What the exercise asks: Retype, exactly as they stand, the lines from the start of the data to the line that contains "const fahrzeugentsorgung = [1.6, 1, 1.9, 1.2, 1.3, 1.4, 1, 0.8];", both ends included. Leave the pictures out.

Data segment:
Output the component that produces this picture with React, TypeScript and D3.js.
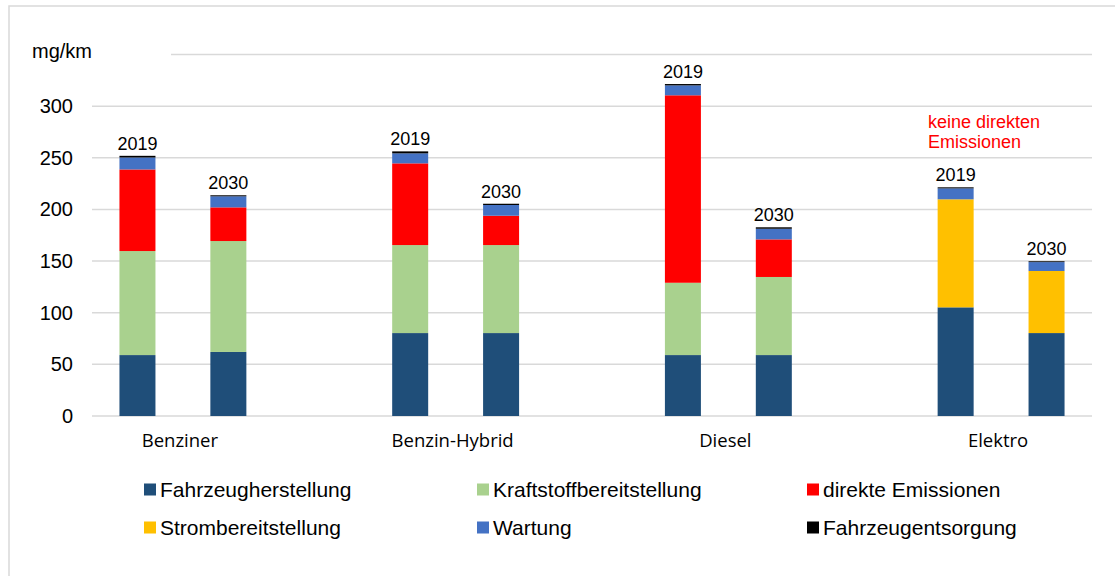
import React from 'react';
import * as d3 from 'd3';

// categories and the two years per category
const categories = ['Benziner', 'Benzin-Hybrid', 'Diesel', 'Elektro'];
const years = ['2019', '2030'];

// series values, order: Benziner 19/30, Hybrid 19/30, Diesel 19/30, Elektro 19/30
const fahrzeugherstellung = [59, 62, 80.3, 80.3, 59, 59, 105.2, 80.3];
const kraftstoffbereitstellung = [100.7, 107.4, 85.2, 85.2, 70, 75.6, 0, 0];
const direkteEmissionen = [79, 32.6, 79.1, 28.4, 181.5, 36.4, 0, 0];
const strombereitstellung = [0, 0, 0, 0, 0, 0, 104.6, 60.1];
const wartung = [11.6, 10.7, 9.7, 10.4, 9.6, 10.3, 10.6, 8.6];
const fahrzeugentsorgung = [1.6, 1, 1.9, 1.2, 1.3, 1.4, 1, 0.8];

const seriesNames = [
  'Fahrzeugherstellung',
  'Kraftstoffbereitstellung',
  'direkte Emissionen',
  'Strombereitstellung',
  'Wartung',
  'Fahrzeugentsorgung',
];
const seriesColors = ['#1F4E79', '#A9D18E', '#FF0000', '#FFC000', '#4472C4', '#000000'];
const seriesValues = [
  fahrzeugherstellung,
  kraftstoffbereitstellung,
  direkteEmissionen,
  strombereitstellung,
  wartung,
  fahrzeugentsorgung,
];

const yTicks = [0, 50, 100, 150, 200, 250, 300, 350];

const width = 1115;
const height = 576;
const plot = { left: 92, right: 1092, top: 54.5, bottom: 416 };

const App = () => {
  // 11 slots: two bars per category, one empty slot between categories
  const slots: string[] = [];
  categories.forEach((c, i) => {
    years.forEach(y => slots.push(`${c}|${y}`));
    if (i < categories.length - 1) slots.push(`gap${i}`);
  });

  const x = d3.scaleBand().domain(slots).range([plot.left, plot.right]).padding(0);
  const y = d3.scaleLinear().domain([0, 350]).range([plot.bottom, plot.top]);
  const barW = 36;

  const rows = slots
    .filter(s => !s.startsWith('gap'))
    .map((s, i) => {
      const row: any = { key: s };
      seriesNames.forEach((n, j) => (row[n] = seriesValues[j][i]));
      return row;
    });

  const stacked = d3.stack().keys(seriesNames)(rows);
  const totals = rows.map(r => d3.sum(seriesNames, n => r[n]));

  const font = "'Liberation Sans', Arial, sans-serif";

  return (
    <div style={{ position: 'absolute', left: 0, top: 0 }}>
      <svg width={width} height={height} style={{ display: 'block', background: '#fff' }}>
        <rect x={9} y={6} width={1120} height={600} fill="#fff" stroke="#D9D9D9" strokeWidth={1.5} />

        {/* gridlines */}
        {yTicks.map(t => (
          <line key={t} x1={plot.left} x2={plot.right} y1={y(t)} y2={y(t)} stroke="#D9D9D9" strokeWidth={1.5} />
        ))}

        {/* y tick labels (350 is hidden behind the unit box) */}
        {yTicks.filter(t => t < 350).map(t => (
          <text key={t} x={73} y={y(t)} dy="0.35em" textAnchor="end" fontFamily={font} fontSize={20} fill="#000">
            {t}
          </text>
        ))}

        {/* unit text box */}
        <rect x={20} y={38} width={151} height={32} fill="#fff" />
        <text x={32} y={58} fontFamily={font} fontSize={20} fill="#000">mg/km</text>

        {/* bars */}
        {stacked.map((layer, j) => (
          <g key={layer.key} fill={seriesColors[j]}>
            {layer.map((d, i) => {
              const h = y(d[0]) - y(d[1]);
              if (h <= 0) return null;
              return (
                <rect
                  key={i}
                  x={(x(rows[i].key) as number) + x.bandwidth() / 2 - barW / 2}
                  y={y(d[1])}
                  width={barW}
                  height={h}
                />
              );
            })}
          </g>
        ))}

        {/* year labels */}
        {rows.map((r, i) => (
          <text
            key={r.key}
            x={(x(r.key) as number) + x.bandwidth() / 2}
            y={y(totals[i]) - 6}
            textAnchor="middle"
            fontFamily={font}
            fontSize={18}
            fill="#000"
          >
            {r.key.split('|')[1]}
          </text>
        ))}

        {/* category labels */}
        {categories.map(c => {
          const a = (x(`${c}|${years[0]}`) as number) + x.bandwidth() / 2;
          const b = (x(`${c}|${years[1]}`) as number) + x.bandwidth() / 2;
          return (
            <text key={c} x={(a + b) / 2 - 3} y={447} textAnchor="middle" fontFamily="'Open Sans', sans-serif" fontSize={18.5} fill="#000">
              {c}
            </text>
          );
        })}

        {/* annotation */}
        <text x={928} y={128} fontFamily={font} fontSize={18} fill="#FF0000">keine direkten</text>
        <text x={928} y={148} fontFamily={font} fontSize={18} fill="#FF0000">Emissionen</text>

        {/* legend */}
        {seriesNames.map((n, i) => {
          const col = i % 3;
          const row = Math.floor(i / 3);
          const lx = [144, 477, 807][col];
          const ly = 497 + row * 38;
          return (
            <g key={n}>
              <rect x={lx} y={ly - 13.5} width={12} height={12} fill={seriesColors[i]} />
              <text x={lx + 16} y={ly} fontFamily={font} fontSize={21} fill="#000">{n}</text>
            </g>
          );
        })}
      </svg>
    </div>
  );
};

export default App;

Expected output:
Output the component that produces this picture with React, TypeScript and D3.js.
import React from 'react';
import * as d3 from 'd3';

// categories and the two years per category
const categories = ['Benziner', 'Benzin-Hybrid', 'Diesel', 'Elektro'];
const years = ['2019', '2030'];

// series values, order: Benziner 19/30, Hybrid 19/30, Diesel 19/30, Elektro 19/30
const fahrzeugherstellung = [59, 62, 80.3, 80.3, 59, 59, 105.2, 80.3];
const kraftstoffbereitstellung = [100.7, 107.4, 85.2, 85.2, 70, 75.6, 0, 0];
const direkteEmissionen = [79, 32.6, 79.1, 28.4, 181.5, 36.4, 0, 0];
const strombereitstellung = [0, 0, 0, 0, 0, 0, 104.6, 60.1];
const wartung = [11.6, 10.7, 9.7, 10.4, 9.6, 10.3, 10.6, 8.6];
const fahrzeugentsorgung = [1.6, 1, 1.9, 1.2, 1.3, 1.4, 1, 0.8];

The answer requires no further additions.